Congressional Budget Office: Medicare Demonstrations Ineffective at Reducing Costs, Improving Efficiency

Medicare demonstrations designed to improve health care quality and
efficiency have largely failed to result in savings, according to the results
of investigations summarized in a Congressional Budget Office brief.

In the brief, the Congressional Budget Office (CBO) noted an evaluation
of 10 major demonstrations by independent researchers showed that most programs
have failed to reduce Medicare spending.

“In nearly every program, spending was either unchanged or
increased relative to the spending that would have occurred in the absence of
the program, when the fees paid to the participating organizations were
considered,” Douglas W. Elmendorf, the director of CBO, wrote in his
CBO’s Director’s Blog.

“The outcomes of these demonstrations are not surprising, nor
should they be to anyone with a rudimentary understanding of how markets
work,” B. Sonny Bal, MD, JD, MBA, told O&P Business
News’
sister publication, Orthopedics Today. “In essence,
the government, as a major participant in the health care market, micromanaged
disease management and attempted to fine-tune payment schemes based on selected
measured outcomes.

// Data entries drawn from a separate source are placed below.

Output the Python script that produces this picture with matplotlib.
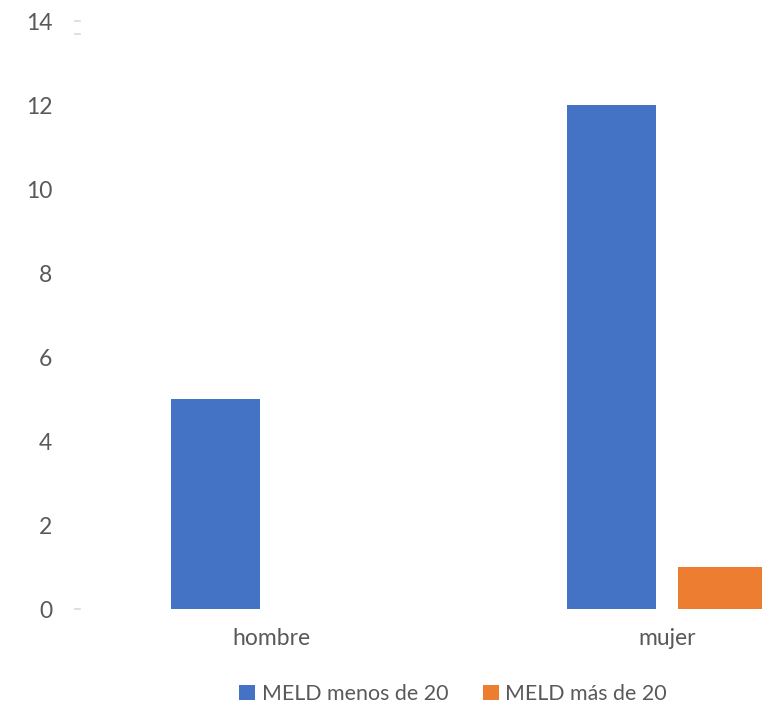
import numpy as np
import matplotlib.pyplot as plt
from matplotlib.transforms import blended_transform_factory

# MELD score by sex
categories = ["hombre", "mujer"]
series_names = ["MELD menos de 20", "MELD más de 20"]
menos_20 = [5, 12]
mas_20 = [0, 1]

blue = "#4472C4"
orange = "#ED7D31"
text_color = "#595959"

plt.rcParams["font.family"] = ["Lato", "DejaVu Sans"]

fig = plt.figure(figsize=(7.62, 7.04), dpi=100)
# plot area runs past the right edge of the figure
ax = fig.add_axes([73 / 762, 95 / 704, 792 / 762, 588 / 704])

x = np.arange(len(categories))
width = 0.225
offset = 0.141
b1 = ax.bar(x - offset, menos_20, width, color=blue, label=series_names[0])
b2 = ax.bar(x + offset, mas_20, width, color=orange, label=series_names[1])

ax.set_xlim(-0.5, 1.5)
ax.set_ylim(0, 14)
ax.set_yticks(range(0, 15, 2))
ax.set_xticks(x)
ax.set_xticklabels(categories)
ax.tick_params(axis="y", length=0, pad=15, labelsize=16.5, labelcolor=text_color)
ax.tick_params(axis="x", length=0, pad=14, labelsize=16.5, labelcolor=text_color)
for s in ax.spines.values():
    s.set_visible(False)

# small faint dashes at the left end of the axis
trans = blended_transform_factory(ax.transAxes, ax.transData)
for yv in [0, 14, 13.7]:
    ax.plot([0.003, 0.009], [yv, yv], color="#d9d9d9", lw=1.2,
            transform=trans, clip_on=False)

fig.legend(handles=[b1, b2], labels=series_names, loc="center",
           bbox_to_anchor=(453 / 762, 1 - 694 / 704), ncol=2, frameon=False,
           fontsize=15.4, labelcolor=text_color, handlelength=0.75,
           handleheight=0.75, handletextpad=0.3, columnspacing=1.6)

fig.savefig("out.png", dpi=100)
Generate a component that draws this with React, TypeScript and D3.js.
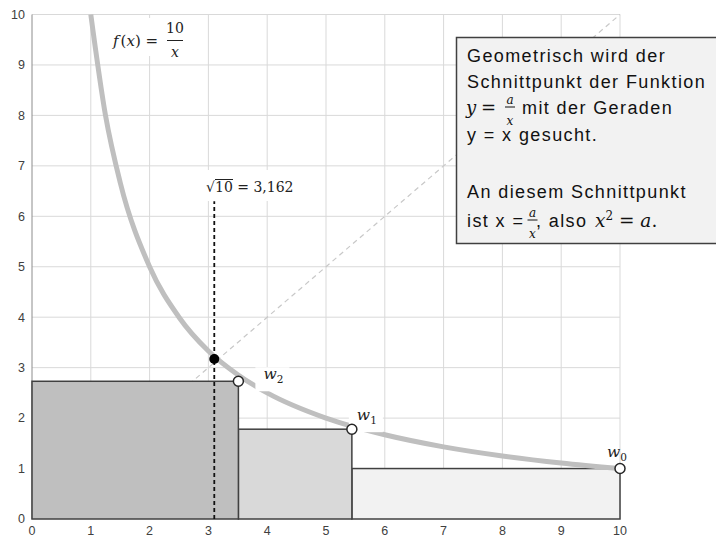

The result, not surprisingly, is more cost and not much
change.”

Medicare spending was more likely to be reduced through programs that
featured substantial interaction with physicians and significant in-person
interaction with patients, the brief noted — but even these programs, when
averaged, failed to achieve savings substantial enough to offset their fees.

According to information posted on CBO’s Director’s Blog, one
of the four value-based payment demonstrations resulted in Medicare savings.
The others resulted in either little or no savings.

“During the 2 decades of so-called disease management schemes,
there must have been a necessary, added cost component related to the disease
micromanagement regimes themselves,” Bal, an said. “Health care
practitioners negotiated around the onerous regulations and expectations, and
ended up providing care closest to that which they were trained to anyway. At
the end of the day, the outcomes were largely unchanged — both in terms of
disease and treatment outcomes — and related costs were higher to reflect
the costs of regulation itself.”

According to the CBO brief, one of the hurdles to lower spending and
increase the quality of health care is Medicare’s fee-for-service payment
system. The system, according to the brief, “rewards providers for
delivering more care, but does not pay them for coordinating with other
providers.” Other problems highlighted by the brief lie in the
nation’s decentralized health care delivery system.

The brief concludes programs that involve disease management and care
coordination or value-based payment will have to undergo changes to their
payment and delivery systems so spending reductions can be properly achieved
and the quality of care can be improved.

Bal said the report blames the Medicare fee-for-service system for the
failure of government-driven market intervention — and suggests that a
lack of communication and centralization may be to blame for high costs and a
failure to reach goals.

“It may be true that the fee-for-service system is one defective
component in an overall system that promotes limitless demand for expensive
health care, distorts incentives at the provider end and creates predictable
price inflation, but centralization is hardly the answer,” Bal said.
“However attractive central control and price regulation may be to the
bureaucracy, these measures are no substitute for time-tested economic
principles … the individual physician must be wary that these
demonstration projects are a disguised attempt to knock down the
fee-for-service system, without any other attendant system reform.”

“The Medicare demonstrations reviewed here … offer several
lessons for designing and evaluating demonstrations in the future,”
Elmendorf wrote in his blog post.

Bal, meanwhile, suggested a system wherein trade barriers were removed
and the market opened to willing participants — “where the
government’s role would be to enforce the rule of law rather than create
the law in favor of the highest bidder.”

Such a system, he said, would equilibrate to determine proper demand and
pricing.

“Conversely, if we continue down the current path, centralization
of health care in a single provider with complete distortion of incentive and
demand is predictable with the inevitable erosion of quality, innovation and
attendant spiraling of costs,” Bal said.

At a base level, however, he noted that proper reform could simply be a
matter of taking a more “realistic” viewpoint.

“Fundamental to any meaningful reform must be a realistic attempt
to inject market efficiency into the system,” Bal said. “The consumer
must pay, at least in part, for the cost of health care, and the costs can no
longer be distorted by high mandates, incentive schemes, payment formulas and
remote bureaucrats.” – by Robert Press

For more information:

http://cboblog.cbo.gov. Accessed Feb. 15, 2012.

Nelson L. Lessons from Medicare’s demonstration projects on disease
management, care coordination, and value-based payment. Issue brief. January.
2012.

Disclosure: Bal has no relevant financial disclosures.